Can a tomato revive a community … and save the planet?
May 21st, 2008 by
Greenthumb
Mindy Joy Schwartz is growing 95 varieties of tomatoes this spring at her urban farm and nursery in Wilkinsburg.Lenore Schwartz is sitting at a picnic table under a towering Norway maple tree, smoothing printed labels onto plastic plant sticks: Sungold, Chianti Rose, Mortgage Lifter, Indian Moon, Red Calabash, Green Zebra.
“How many varieties is it this year, honey? 86?”
“95 this year,” her daughter answers. “Next year it’s the Pittsburgh 100.”
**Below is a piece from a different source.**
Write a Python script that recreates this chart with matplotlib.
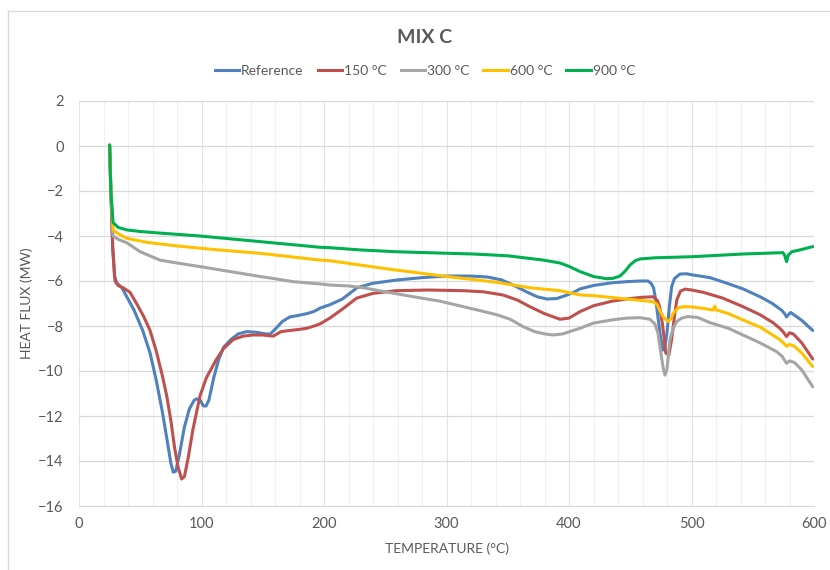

Mindy Joy Schwartz believes she has discovered one of the keys to urban renewal, and it’s not government money, massive demolition or tax incentives for developers.
It’s small and red, unless it’s pink, purple, orange, yellow, white or green.
“The heirloom tomato is the draw that pulls them,” Ms. Schwartz said. “It’s the bait on the end of my hook.”
What she wants to hook people on is living sustainably on their own patch of Earth. It starts with growing their own food, which she already is doing using organic methods at Garden Dreams, her urban farm and nursery in Wilkinsburg.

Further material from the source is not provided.